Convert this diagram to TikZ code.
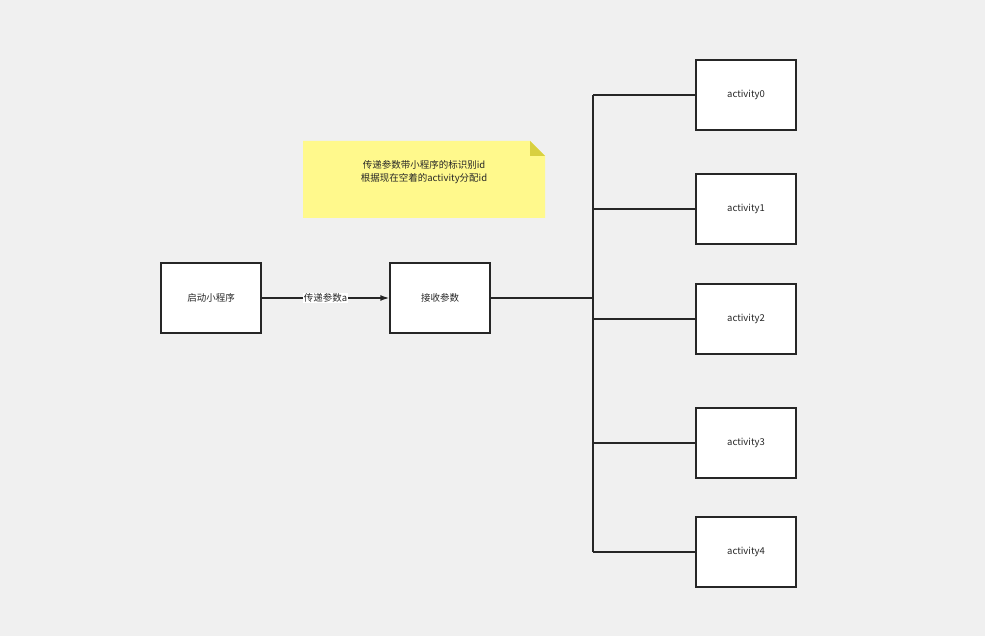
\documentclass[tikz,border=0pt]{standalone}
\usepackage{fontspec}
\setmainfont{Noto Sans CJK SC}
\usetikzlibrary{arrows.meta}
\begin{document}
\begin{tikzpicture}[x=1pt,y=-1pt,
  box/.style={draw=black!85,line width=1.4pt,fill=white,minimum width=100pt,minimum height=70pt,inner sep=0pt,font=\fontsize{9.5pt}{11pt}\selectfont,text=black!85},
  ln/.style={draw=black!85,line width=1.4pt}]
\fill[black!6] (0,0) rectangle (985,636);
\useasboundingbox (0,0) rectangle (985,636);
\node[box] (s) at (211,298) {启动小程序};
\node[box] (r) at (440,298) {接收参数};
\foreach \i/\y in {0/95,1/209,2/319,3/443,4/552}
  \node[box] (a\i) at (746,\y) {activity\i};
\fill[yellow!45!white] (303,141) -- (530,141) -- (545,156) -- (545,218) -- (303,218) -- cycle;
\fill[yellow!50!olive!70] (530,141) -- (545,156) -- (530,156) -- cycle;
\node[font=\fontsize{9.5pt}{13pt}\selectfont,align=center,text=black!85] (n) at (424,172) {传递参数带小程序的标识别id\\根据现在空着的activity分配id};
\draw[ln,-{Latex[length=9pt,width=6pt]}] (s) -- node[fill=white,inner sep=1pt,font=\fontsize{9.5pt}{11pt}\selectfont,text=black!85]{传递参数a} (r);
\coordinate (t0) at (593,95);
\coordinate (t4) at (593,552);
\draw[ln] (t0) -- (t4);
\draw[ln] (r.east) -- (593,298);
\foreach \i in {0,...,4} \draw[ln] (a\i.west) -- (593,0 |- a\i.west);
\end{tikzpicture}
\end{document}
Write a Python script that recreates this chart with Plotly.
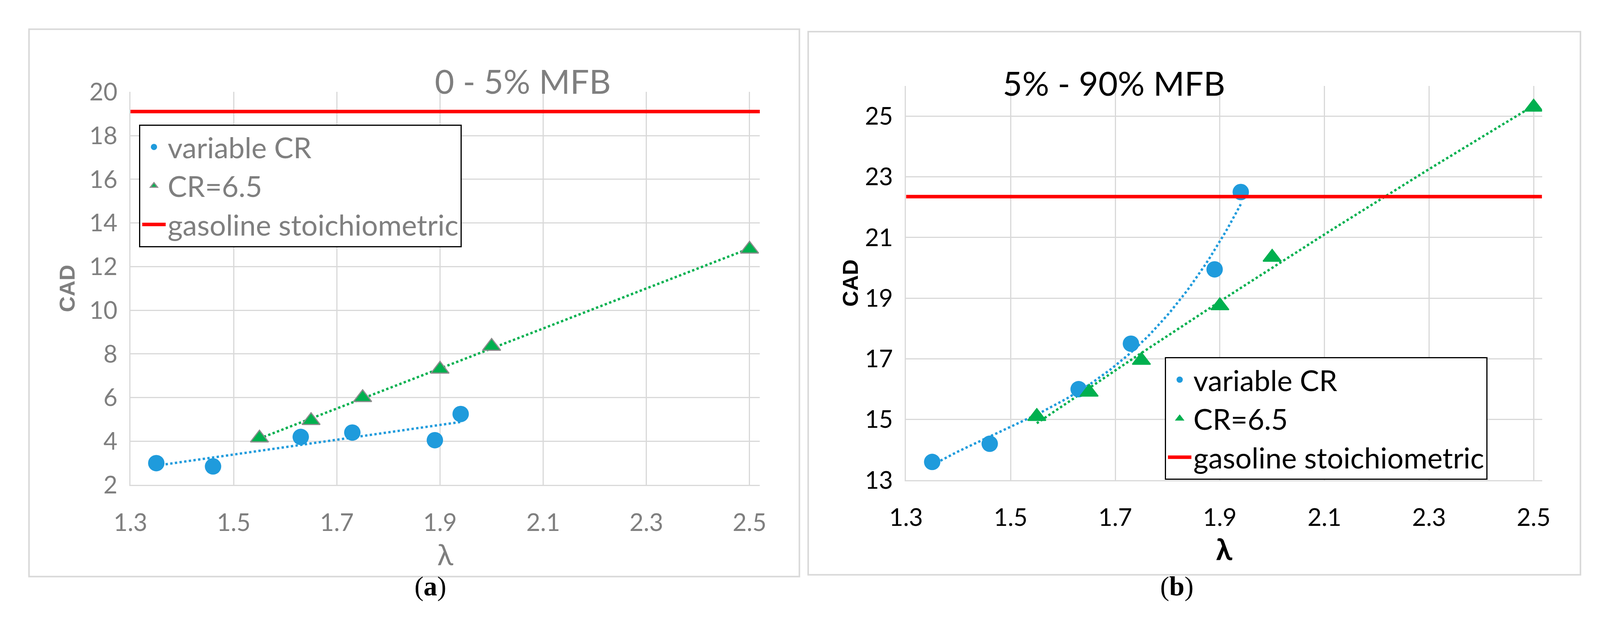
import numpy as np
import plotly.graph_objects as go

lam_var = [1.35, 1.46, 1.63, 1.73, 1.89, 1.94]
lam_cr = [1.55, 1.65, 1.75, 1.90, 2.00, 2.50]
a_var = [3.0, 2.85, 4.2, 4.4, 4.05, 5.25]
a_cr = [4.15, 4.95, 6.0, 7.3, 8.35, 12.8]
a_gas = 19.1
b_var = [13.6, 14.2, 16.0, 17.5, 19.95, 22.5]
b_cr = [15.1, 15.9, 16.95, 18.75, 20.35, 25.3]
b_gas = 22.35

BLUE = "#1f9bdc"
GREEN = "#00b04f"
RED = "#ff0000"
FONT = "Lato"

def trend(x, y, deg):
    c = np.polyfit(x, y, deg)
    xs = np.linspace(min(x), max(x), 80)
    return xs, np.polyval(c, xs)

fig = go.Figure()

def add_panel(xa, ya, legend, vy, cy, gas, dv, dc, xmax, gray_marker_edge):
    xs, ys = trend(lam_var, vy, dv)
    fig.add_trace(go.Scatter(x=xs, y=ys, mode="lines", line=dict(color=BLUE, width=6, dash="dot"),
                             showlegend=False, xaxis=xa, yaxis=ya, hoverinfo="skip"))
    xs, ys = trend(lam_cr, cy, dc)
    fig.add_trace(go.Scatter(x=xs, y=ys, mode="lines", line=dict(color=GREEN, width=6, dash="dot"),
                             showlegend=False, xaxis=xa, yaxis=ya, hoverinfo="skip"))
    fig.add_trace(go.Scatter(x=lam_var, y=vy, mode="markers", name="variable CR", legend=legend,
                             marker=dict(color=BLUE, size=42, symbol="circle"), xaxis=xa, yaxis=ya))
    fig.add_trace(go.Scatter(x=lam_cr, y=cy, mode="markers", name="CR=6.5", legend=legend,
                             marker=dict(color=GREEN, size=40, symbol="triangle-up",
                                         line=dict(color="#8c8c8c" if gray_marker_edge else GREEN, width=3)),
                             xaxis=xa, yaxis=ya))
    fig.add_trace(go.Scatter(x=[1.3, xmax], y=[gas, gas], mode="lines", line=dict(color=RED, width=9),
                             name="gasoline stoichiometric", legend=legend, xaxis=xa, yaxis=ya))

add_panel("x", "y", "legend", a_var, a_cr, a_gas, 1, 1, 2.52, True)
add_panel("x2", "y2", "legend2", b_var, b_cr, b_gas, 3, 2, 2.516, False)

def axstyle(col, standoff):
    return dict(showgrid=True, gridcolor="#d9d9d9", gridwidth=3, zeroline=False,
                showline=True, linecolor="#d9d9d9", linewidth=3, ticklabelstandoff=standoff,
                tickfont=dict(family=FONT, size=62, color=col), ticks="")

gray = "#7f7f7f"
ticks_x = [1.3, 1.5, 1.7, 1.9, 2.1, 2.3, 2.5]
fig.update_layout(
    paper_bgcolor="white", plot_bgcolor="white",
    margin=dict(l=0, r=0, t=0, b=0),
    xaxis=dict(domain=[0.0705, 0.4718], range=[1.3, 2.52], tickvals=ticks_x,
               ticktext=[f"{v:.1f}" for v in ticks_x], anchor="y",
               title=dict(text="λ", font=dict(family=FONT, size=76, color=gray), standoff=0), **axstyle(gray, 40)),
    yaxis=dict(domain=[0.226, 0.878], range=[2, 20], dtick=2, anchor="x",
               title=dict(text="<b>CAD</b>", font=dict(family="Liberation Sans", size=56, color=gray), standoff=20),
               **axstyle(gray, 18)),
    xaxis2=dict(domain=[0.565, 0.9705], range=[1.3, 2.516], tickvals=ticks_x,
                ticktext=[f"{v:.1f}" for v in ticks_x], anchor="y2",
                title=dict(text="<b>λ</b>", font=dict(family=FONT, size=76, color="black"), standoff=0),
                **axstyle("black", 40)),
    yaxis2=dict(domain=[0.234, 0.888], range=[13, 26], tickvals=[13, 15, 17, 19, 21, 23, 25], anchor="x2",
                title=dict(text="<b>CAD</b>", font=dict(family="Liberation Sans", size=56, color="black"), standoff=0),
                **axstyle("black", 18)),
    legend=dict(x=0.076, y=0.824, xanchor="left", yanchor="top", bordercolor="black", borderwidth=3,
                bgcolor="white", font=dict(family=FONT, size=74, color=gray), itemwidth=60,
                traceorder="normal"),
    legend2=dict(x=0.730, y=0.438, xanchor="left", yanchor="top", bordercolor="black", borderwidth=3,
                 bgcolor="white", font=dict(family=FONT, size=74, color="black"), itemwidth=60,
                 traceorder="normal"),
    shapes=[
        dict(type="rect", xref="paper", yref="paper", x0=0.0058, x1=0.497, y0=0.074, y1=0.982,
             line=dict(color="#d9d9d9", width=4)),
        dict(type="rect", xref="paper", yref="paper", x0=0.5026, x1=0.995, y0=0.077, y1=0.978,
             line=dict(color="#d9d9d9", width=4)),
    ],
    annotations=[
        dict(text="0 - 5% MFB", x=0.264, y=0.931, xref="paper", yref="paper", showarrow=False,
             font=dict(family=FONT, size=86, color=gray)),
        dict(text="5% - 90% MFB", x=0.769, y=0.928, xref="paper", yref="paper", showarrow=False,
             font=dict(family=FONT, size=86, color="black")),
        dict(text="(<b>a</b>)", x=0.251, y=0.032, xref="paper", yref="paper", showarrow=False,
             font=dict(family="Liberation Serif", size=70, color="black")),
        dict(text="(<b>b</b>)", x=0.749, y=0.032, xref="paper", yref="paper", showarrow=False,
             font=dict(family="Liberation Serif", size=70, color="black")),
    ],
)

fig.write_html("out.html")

==

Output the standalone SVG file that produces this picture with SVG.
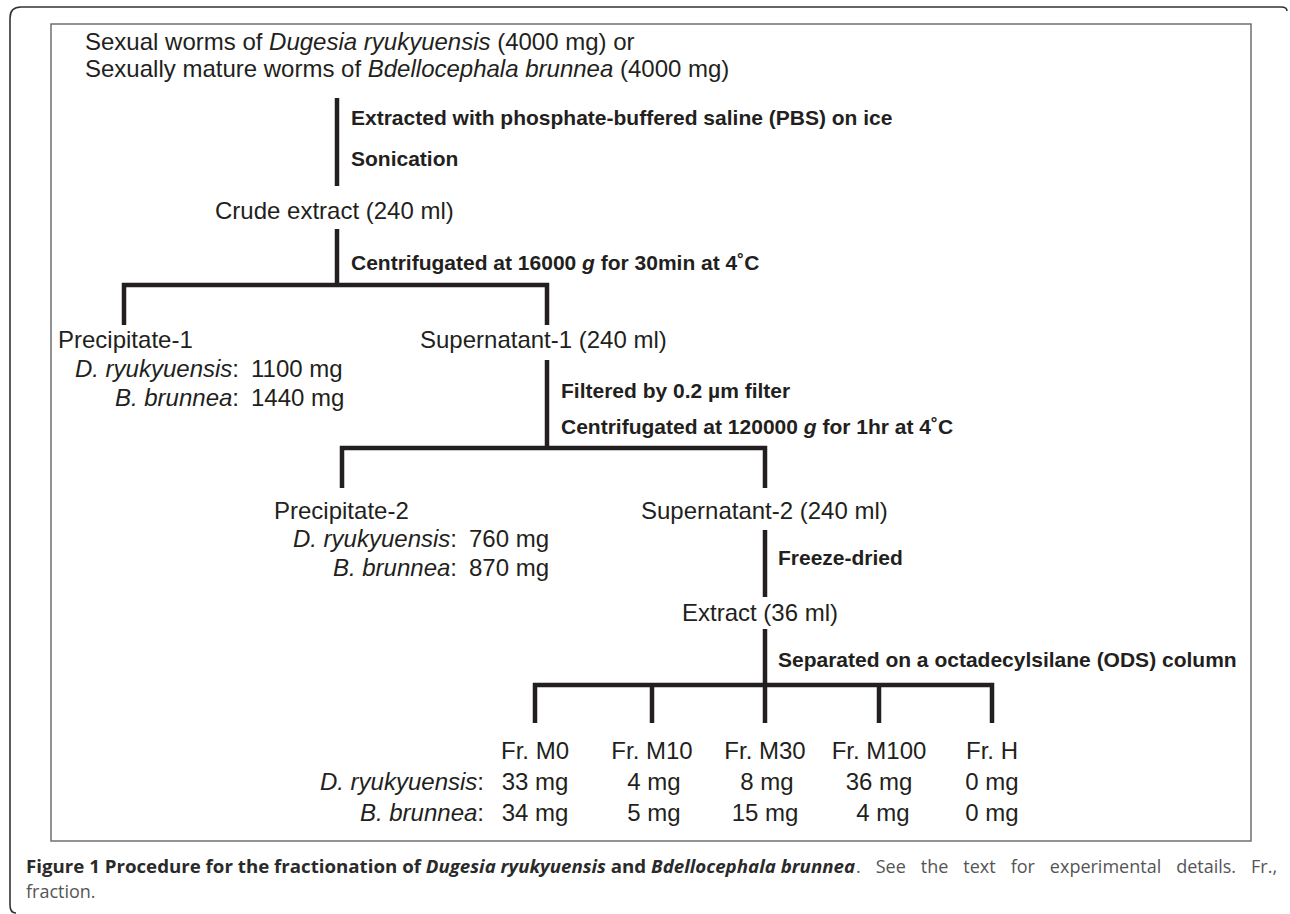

- _WORK TO DO_: Return the material from the line containing "Write a Python" through the line containing "fig = go.Figure()", exactly and in full, but without its pictures.

- _RESPONSE TO THE EXERCISE_:
Write a Python script that recreates this chart with Plotly.
import numpy as np
import plotly.graph_objects as go

lam_var = [1.35, 1.46, 1.63, 1.73, 1.89, 1.94]
lam_cr = [1.55, 1.65, 1.75, 1.90, 2.00, 2.50]
a_var = [3.0, 2.85, 4.2, 4.4, 4.05, 5.25]
a_cr = [4.15, 4.95, 6.0, 7.3, 8.35, 12.8]
a_gas = 19.1
b_var = [13.6, 14.2, 16.0, 17.5, 19.95, 22.5]
b_cr = [15.1, 15.9, 16.95, 18.75, 20.35, 25.3]
b_gas = 22.35

BLUE = "#1f9bdc"
GREEN = "#00b04f"
RED = "#ff0000"
FONT = "Lato"

def trend(x, y, deg):
    c = np.polyfit(x, y, deg)
    xs = np.linspace(min(x), max(x), 80)
    return xs, np.polyval(c, xs)

fig = go.Figure()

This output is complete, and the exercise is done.